Les Experts-Comptables et leurs “outils” — cartes sur table

Les EC doivent-ils partir en guerre contre leurs outils ? Certainement pas, mais il ne faut pas non plus qu’ils deviennent les outils de leurs outils.

Il faut séparer les questions et tout d’abord bien définir les termes. Un outil est le prolongement de la main, il augmente, précise sans changer l’intention et la portée prévisible de notre geste. Pour cette dernière raison, les armes, singulièrement à feu et automatique, sont à identifier, compte tenu de leur portée bien particulière, de nature à changer le cours même de la vie de façon néfaste si elle est employée offensivement et même dans certains cas défensivement mais pour des motifs plus compréhensibles.

Ce que l’on appelle outil dans l’EC est plus souvent autre chose qu’un outil. Si l’on y recourt dans un contexte informatique, c’est le plus souvent un programme. Un programme n’est pas un outil. Ce n’est pas le simple prolongement de notre main. Un programme écrit pour le compte de son concept et d’une utilisation présumée voire anticipée. Un programme suppose une pensée, une conception qui l’ont fait naître, court-circuitant le trouple cerveau-main-outil.

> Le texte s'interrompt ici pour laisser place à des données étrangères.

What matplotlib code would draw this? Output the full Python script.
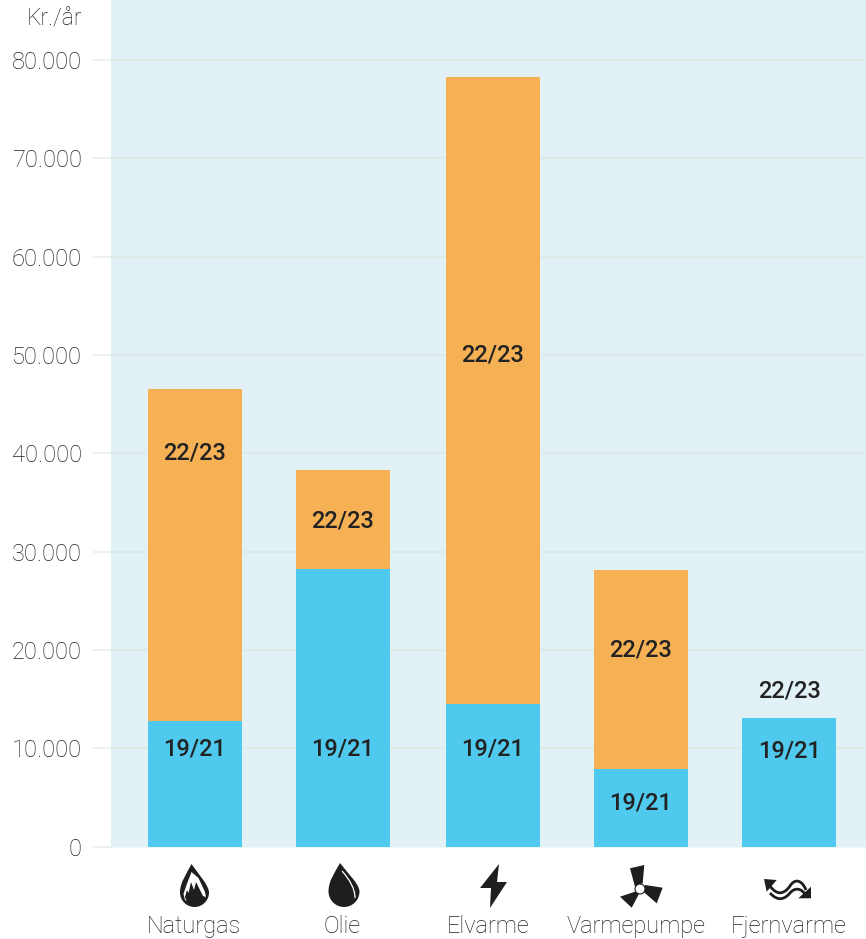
import matplotlib
matplotlib.use("Agg")
import matplotlib.pyplot as plt
from matplotlib.path import Path
from matplotlib.patches import PathPatch, Polygon, Circle

categories = ["Naturgas", "Olie", "Elvarme", "Varmepumpe", "Fjernvarme"]
cost_19_21 = [12800, 28200, 14500, 7900, 13100]
cost_22_23_total = [46500, 38300, 78300, 28100, 13100]
label_y_19_21 = [9900, 9900, 9900, 4400, 9700]
label_y_22_23 = [40000, 33100, 50000, 20000, 15800]
yticks = [0, 10000, 20000, 30000, 40000, 50000, 60000, 70000, 80000]
ytick_labels = ["0", "10.000", "20.000", "30.000", "40.000", "50.000", "60.000", "70.000", "80.000"]
bar_pos = [0, 0.993, 2.003, 3.003, 4]
name_pos = [-0.007, 0.993, 1.975, 2.970, 3.995]

W, H = 866, 939
plt.rcParams["font.family"] = ["Roboto", "DejaVu Sans"]
BG = "#E1F1F5"; GRID = "#DCEBE6"; ORANGE = "#F6B155"; BLUE = "#4FC9EE"; INK = "#222222"; GREY = "#222222"

fig = plt.figure(figsize=(W / 100, H / 100), dpi=100, facecolor="white")
ax = fig.add_axes([111 / W, (H - 846.5) / H, (W - 111) / W, 846.5 / H], facecolor=BG)
ax.set_xlim(-0.566, 4.518)
ax.set_ylim(0, 86100)

increase = [t - b for t, b in zip(cost_22_23_total, cost_19_21)]
ax.set_axisbelow(True)
ax.yaxis.grid(True, color=GRID, lw=1.6)
ax.bar(bar_pos, cost_19_21, width=0.633, color=BLUE, zorder=3)
ax.bar(bar_pos, increase, bottom=cost_19_21, width=0.633, color=ORANGE, zorder=3)

for i, p in enumerate(bar_pos):
    ax.text(p, label_y_19_21[i], "19/21", ha="center", va="center", fontsize=17, fontweight="medium", color=INK, zorder=4)
    ax.text(p, label_y_22_23[i], "22/23", ha="center", va="center", fontsize=17, fontweight="medium", color=INK, zorder=4)

for s in ax.spines.values():
    s.set_visible(False)
ax.spines["bottom"].set_visible(True)
ax.spines["bottom"].set_color("#EAF3F5")
ax.spines["bottom"].set_linewidth(1.2)

ax.set_yticks(yticks, ytick_labels)
ax.tick_params(axis="y", length=13, width=1.2, color="#EAEFEC", pad=8, labelsize=17, labelcolor=GREY)
ax.set_xticks(name_pos, categories)
ax.tick_params(axis="x", length=0, pad=49.5, labelsize=17, labelcolor=GREY)
for lab in ax.get_yticklabels() + ax.get_xticklabels():
    lab.set_fontweight("light")

fig.text(82 / W, 1 - 19 / H, "Kr./år", ha="right", va="center", fontsize=16.5, fontweight="light", color=GREY)

# Icon layer in pixel coordinates
ic = fig.add_axes([0, 0, 1, 1], facecolor="none")
ic.set_xlim(0, W); ic.set_ylim(H, 0); ic.axis("off")
D = "#1E1E1E"

def drop(cx, tip_x, top, bottom, hw):
    r = hw
    cy = bottom - r
    k = 0.55 * r
    verts = [(tip_x, top),
             (tip_x + 0.4 * hw, top + 0.3 * (cy - top)), (cx + hw, cy - 0.5 * r), (cx + hw, cy),
             (cx + hw, cy + k), (cx + k, bottom), (cx, bottom),
             (cx - k, bottom), (cx - hw, cy + k), (cx - hw, cy),
             (cx - hw, cy - 0.7 * r), (tip_x - 0.35 * hw, top + 0.35 * (cy - top)), (tip_x, top), (tip_x, top)]
    codes = [Path.MOVETO] + [Path.CURVE4] * 12 + [Path.CLOSEPOLY]
    return Path(verts, codes)

# Naturgas: drop with white outlined flame
ic.add_patch(PathPatch(drop(194.5, 191.5, 864, 907, 14.5), fc=D, ec="none"))
ic.add_patch(Polygon([(183.5, 894), (186.5, 885), (191.5, 872), (198.5, 878), (205, 892), (206, 897),
                      (195, 905), (185, 900)], fc="white", ec="none"))
ic.add_patch(Polygon([(185, 897), (187, 890), (188.5, 893), (191, 882), (194, 890), (196, 882), (203, 896),
                      (206, 897), (200, 905), (188, 905)], fc=D, ec="none"))

# Olie: drop with highlight
ic.add_patch(PathPatch(drop(344, 340, 863, 907, 15.5), fc=D, ec="none"))
ic.add_patch(PathPatch(Path([(342, 871), (350, 880), (355, 889), (355, 898)],
                            [Path.MOVETO, Path.CURVE4, Path.CURVE4, Path.CURVE4]),
                       fc="none", ec="white", lw=0.9))

# Elvarme: lightning bolt
ic.add_patch(Polygon([(499, 864), (480, 888), (491, 888), (490, 908), (507, 882), (497, 882)], fc=D, ec="none"))

# Varmepumpe: three-blade fan
ic.add_patch(Polygon([(630, 868.3), (644.3, 865), (642.7, 883.3), (635, 886.7)], fc=D, ec="none"))
ic.add_patch(Polygon([(645, 885), (662.7, 887.7), (656.7, 903.3), (643.3, 891.7)], fc=D, ec="none"))
ic.add_patch(Polygon([(620, 896.7), (635, 891.7), (639.3, 893.3), (631.7, 907.7)], fc=D, ec="none"))
ic.add_patch(Circle((640, 889), 5, fc="white", ec=D, lw=0.8))

# Fjernvarme: wavy arrows
for y0, y1, y2, y3, y4, y5, y6 in [(886, 897, 893, 886, 878, 880, 890), (893, 902, 899, 893, 887, 888, 896)]:
    ic.add_patch(PathPatch(Path([(770, y0), (778, y1), (785, y2), (790, y3), (795, y4), (802, y5), (806, y6)],
                                [Path.MOVETO] + [Path.CURVE4] * 6),
                           fc="none", ec=D, lw=2.0))
ic.add_patch(Polygon([(764, 879), (776.7, 880), (766.7, 891.7)], fc=D, ec="none"))
ic.add_patch(Polygon([(811, 898.3), (811, 886.7), (798.3, 898.3)], fc=D, ec="none"))

fig.savefig("out.png", dpi=100)
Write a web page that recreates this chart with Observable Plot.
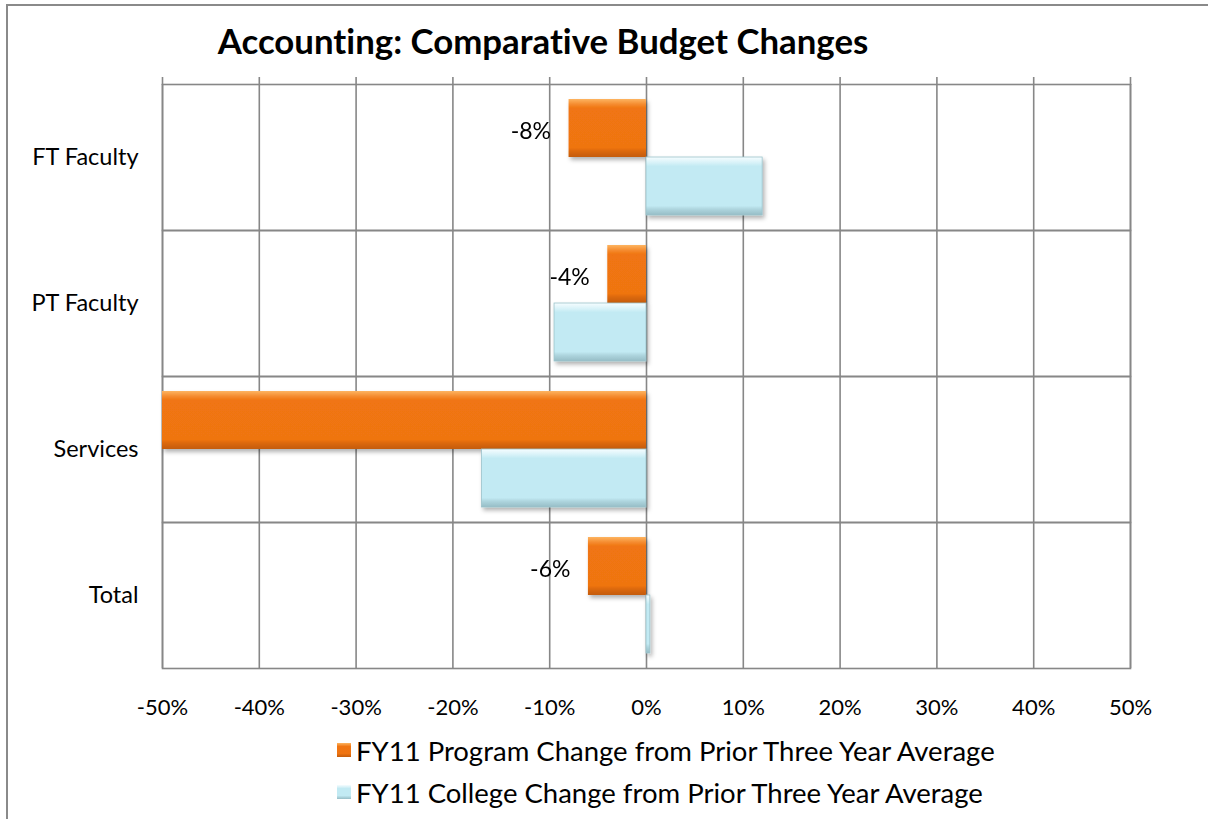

Un EC a un Bac+8. Un tel niveau sanctionne non seulement la capacité à problématiser une situation (niveau Bac+5) mais aussi à identifier de nouvelles situations potentiellement problématiques voire de nouveaux champs de connaissance dans lesquels identifier ces situations. Le moins que l’on puisse faire à ce stade c’est de ne pas non contenter d’être les outils de nos outils et de penser par nous-mêmes. Par analogie avec les écrivains, nous ne sommes pas éditeurs, ni typographes, ni imprimeurs mais nous formons le livre, justifiant sa raison d’être par notre écriture. Nous devons nous intéresser au design et au destin des programmes qui nous environnent pour améliorer notre pratique, c’est-à-dire élaborer la gestuelle la plus économe, la plus compréhensible et la plus élégante pour accompagner et conseiller nos clients. Quel est cet accompagnement, quel est ce conseil ? Les aider à identifier, détecter, mesurer le moyen de transformer leur travail (ce qui inclut leur personnel bien entendu) en valeur et cette valeur en patrimoine. La technologie peut y aider mais ne peut pas remplacer ce rôle fondamental, profondément humain, alliant les ambitions de notre intellect, les aimants plus ou moins bien orientés de nos intuitions et de nos émotions et l’incarnation finie de nos corps et la conscience inexorable du temps qui passe, orientant notre action vers le sens, la durabilité, la transmission car précisément naturellement rien ne dure.

Les outils, oui, les programmes bien sûr, mais tout finit là où tout commence, la commensurabilité d’une affaire, d’une maison, comme on disait jadis, grande, moyenne ou petite, et la commensalité entre l’entrepreneur et son conseil, perspicace, exigeant et complice — cartes sur table.